DATA LINES →

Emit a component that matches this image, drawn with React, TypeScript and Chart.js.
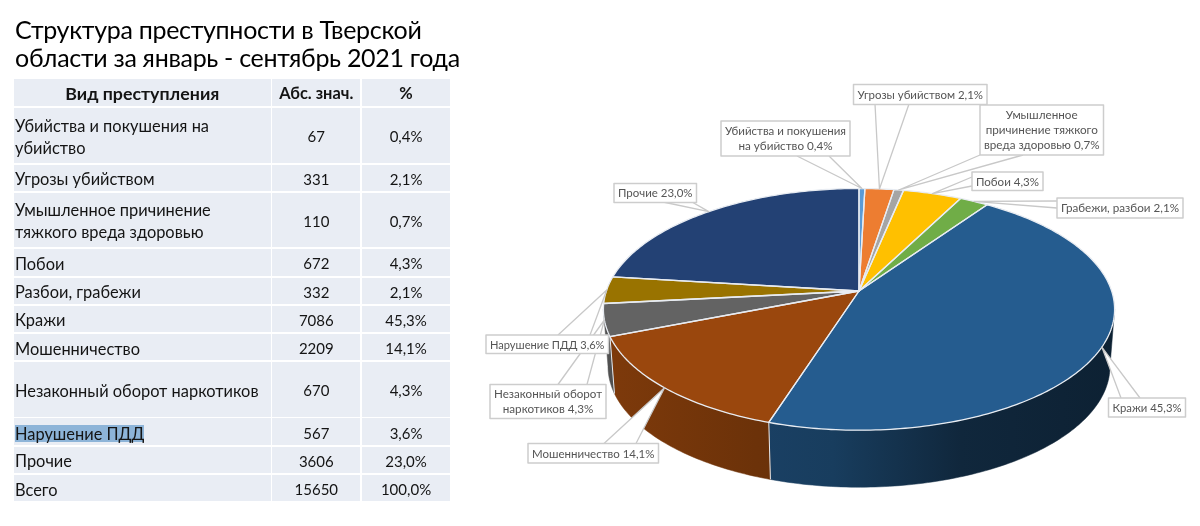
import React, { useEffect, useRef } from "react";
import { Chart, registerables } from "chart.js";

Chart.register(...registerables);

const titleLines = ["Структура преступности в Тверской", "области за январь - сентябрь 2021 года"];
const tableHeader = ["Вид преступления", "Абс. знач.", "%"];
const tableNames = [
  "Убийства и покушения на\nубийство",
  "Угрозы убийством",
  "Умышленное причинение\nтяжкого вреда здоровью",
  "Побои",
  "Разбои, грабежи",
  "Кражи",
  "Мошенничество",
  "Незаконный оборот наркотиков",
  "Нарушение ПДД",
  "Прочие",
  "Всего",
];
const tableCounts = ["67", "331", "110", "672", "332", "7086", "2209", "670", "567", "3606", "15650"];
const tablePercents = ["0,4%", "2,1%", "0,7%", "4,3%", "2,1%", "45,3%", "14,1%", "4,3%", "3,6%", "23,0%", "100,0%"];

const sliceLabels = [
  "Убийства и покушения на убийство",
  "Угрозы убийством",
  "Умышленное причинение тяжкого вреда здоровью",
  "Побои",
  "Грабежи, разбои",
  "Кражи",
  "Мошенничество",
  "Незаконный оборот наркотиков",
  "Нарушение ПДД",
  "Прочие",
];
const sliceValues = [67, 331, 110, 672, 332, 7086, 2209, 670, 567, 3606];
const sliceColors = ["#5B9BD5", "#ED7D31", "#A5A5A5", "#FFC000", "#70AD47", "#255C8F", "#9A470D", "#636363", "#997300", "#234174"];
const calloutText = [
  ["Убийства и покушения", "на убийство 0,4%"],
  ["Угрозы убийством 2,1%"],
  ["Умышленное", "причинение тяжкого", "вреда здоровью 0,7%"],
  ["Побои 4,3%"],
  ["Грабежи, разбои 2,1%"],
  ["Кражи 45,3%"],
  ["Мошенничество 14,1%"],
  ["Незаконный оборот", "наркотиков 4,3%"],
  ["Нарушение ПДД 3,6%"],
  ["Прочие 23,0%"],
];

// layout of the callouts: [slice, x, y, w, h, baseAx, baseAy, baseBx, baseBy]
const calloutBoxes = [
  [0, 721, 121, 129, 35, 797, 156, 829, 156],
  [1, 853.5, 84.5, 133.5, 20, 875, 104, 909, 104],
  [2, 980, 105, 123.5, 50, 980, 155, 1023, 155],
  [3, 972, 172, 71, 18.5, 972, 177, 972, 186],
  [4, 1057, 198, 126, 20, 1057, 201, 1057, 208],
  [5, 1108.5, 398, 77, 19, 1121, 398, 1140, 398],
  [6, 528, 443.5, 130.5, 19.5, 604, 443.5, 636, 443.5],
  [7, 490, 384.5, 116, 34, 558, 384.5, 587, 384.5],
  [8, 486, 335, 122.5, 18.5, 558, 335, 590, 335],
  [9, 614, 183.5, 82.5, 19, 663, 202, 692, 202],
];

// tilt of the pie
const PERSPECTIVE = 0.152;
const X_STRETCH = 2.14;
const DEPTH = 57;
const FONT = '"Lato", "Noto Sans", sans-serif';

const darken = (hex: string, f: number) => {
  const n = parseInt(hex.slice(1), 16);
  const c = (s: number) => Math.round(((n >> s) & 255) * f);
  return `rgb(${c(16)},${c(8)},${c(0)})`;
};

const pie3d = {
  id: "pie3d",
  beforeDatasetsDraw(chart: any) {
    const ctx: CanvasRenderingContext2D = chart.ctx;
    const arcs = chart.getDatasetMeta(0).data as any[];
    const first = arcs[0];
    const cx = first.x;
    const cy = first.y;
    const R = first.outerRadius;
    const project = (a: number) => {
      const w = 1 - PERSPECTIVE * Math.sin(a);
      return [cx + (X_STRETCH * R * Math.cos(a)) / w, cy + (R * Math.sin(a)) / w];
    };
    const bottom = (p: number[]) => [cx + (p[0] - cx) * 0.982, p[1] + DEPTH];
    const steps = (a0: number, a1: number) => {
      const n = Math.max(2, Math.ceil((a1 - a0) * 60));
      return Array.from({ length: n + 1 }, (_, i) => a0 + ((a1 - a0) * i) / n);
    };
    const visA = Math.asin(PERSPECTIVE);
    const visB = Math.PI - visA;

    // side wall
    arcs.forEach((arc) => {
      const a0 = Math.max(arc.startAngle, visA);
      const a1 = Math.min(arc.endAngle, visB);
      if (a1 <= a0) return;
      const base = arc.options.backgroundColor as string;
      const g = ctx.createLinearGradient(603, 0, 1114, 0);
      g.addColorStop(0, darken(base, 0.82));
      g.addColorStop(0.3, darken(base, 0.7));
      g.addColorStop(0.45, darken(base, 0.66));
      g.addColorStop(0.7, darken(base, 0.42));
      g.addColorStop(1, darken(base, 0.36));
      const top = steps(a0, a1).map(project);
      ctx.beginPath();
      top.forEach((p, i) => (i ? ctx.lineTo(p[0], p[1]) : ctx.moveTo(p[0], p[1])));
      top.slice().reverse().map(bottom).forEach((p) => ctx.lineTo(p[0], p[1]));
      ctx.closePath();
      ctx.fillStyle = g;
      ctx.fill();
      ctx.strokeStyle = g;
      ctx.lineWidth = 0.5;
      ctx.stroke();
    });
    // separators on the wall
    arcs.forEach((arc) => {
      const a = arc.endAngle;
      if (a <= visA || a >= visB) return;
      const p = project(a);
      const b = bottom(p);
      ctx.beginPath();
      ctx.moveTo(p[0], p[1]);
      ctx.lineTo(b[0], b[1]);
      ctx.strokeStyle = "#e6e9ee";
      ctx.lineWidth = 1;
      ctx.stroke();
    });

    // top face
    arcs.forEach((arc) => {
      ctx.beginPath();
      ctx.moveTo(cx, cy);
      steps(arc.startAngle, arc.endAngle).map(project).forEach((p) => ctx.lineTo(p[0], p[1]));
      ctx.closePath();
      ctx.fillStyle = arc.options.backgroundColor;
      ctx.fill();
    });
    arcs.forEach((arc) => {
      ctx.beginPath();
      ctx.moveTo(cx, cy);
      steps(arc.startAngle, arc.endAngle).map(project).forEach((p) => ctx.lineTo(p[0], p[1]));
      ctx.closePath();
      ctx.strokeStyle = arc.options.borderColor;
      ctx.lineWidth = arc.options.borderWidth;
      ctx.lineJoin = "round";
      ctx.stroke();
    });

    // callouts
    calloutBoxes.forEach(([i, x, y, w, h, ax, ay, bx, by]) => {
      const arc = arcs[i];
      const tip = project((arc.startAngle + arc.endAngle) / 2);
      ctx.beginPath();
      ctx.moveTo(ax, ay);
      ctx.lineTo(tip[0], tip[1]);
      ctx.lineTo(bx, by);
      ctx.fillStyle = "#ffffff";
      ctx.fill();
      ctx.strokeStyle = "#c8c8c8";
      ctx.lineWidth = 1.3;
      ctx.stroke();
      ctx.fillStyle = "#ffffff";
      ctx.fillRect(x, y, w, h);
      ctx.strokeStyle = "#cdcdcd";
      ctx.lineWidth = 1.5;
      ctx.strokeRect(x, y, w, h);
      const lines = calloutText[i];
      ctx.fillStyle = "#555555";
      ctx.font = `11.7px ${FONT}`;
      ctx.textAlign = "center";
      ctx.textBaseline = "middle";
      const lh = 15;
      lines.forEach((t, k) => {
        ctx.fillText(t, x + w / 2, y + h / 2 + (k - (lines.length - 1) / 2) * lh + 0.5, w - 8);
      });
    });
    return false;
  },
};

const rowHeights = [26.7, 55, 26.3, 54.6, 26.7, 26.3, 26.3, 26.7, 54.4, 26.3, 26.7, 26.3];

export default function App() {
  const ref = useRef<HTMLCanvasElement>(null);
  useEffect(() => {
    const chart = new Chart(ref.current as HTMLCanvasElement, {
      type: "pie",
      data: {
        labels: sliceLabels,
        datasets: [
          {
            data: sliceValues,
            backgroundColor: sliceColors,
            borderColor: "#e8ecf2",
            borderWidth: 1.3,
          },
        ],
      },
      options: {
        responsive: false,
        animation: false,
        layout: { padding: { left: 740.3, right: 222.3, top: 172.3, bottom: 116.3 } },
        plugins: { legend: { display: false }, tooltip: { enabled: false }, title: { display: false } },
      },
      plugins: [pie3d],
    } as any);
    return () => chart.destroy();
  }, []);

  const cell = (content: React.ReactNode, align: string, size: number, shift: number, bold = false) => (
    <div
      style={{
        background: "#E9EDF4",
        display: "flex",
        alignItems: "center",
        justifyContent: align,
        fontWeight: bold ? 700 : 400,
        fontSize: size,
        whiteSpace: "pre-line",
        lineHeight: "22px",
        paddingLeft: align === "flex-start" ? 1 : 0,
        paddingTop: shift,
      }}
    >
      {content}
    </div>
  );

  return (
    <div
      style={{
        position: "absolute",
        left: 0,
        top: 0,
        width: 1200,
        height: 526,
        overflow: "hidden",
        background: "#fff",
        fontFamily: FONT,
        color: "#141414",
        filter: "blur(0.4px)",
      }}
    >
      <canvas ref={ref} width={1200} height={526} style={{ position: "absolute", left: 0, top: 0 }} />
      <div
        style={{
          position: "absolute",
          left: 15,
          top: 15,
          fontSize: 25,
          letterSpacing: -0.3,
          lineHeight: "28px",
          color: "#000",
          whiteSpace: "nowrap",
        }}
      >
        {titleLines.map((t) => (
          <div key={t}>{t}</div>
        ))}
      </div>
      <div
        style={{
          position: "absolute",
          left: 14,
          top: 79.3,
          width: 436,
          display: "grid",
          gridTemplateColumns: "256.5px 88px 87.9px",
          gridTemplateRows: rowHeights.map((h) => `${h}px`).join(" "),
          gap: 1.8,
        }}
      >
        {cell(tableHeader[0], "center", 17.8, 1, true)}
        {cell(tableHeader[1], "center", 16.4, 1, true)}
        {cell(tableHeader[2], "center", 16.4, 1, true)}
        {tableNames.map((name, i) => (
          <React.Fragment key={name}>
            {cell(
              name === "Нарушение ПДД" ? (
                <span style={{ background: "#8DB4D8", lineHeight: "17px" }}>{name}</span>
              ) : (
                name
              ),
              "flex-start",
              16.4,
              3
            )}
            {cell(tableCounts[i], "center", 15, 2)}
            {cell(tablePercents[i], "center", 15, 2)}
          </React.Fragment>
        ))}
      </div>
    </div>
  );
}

EXERCISE AIM →
Write down every line from the opening of the listing to the line with "Chart.register(...registerables);", both included, and nothing else; the pictures are omitted.

RIGHT ANSWER →
Emit a component that matches this image, drawn with React, TypeScript and Chart.js.
import React, { useEffect, useRef } from "react";
import { Chart, registerables } from "chart.js";

Chart.register(...registerables);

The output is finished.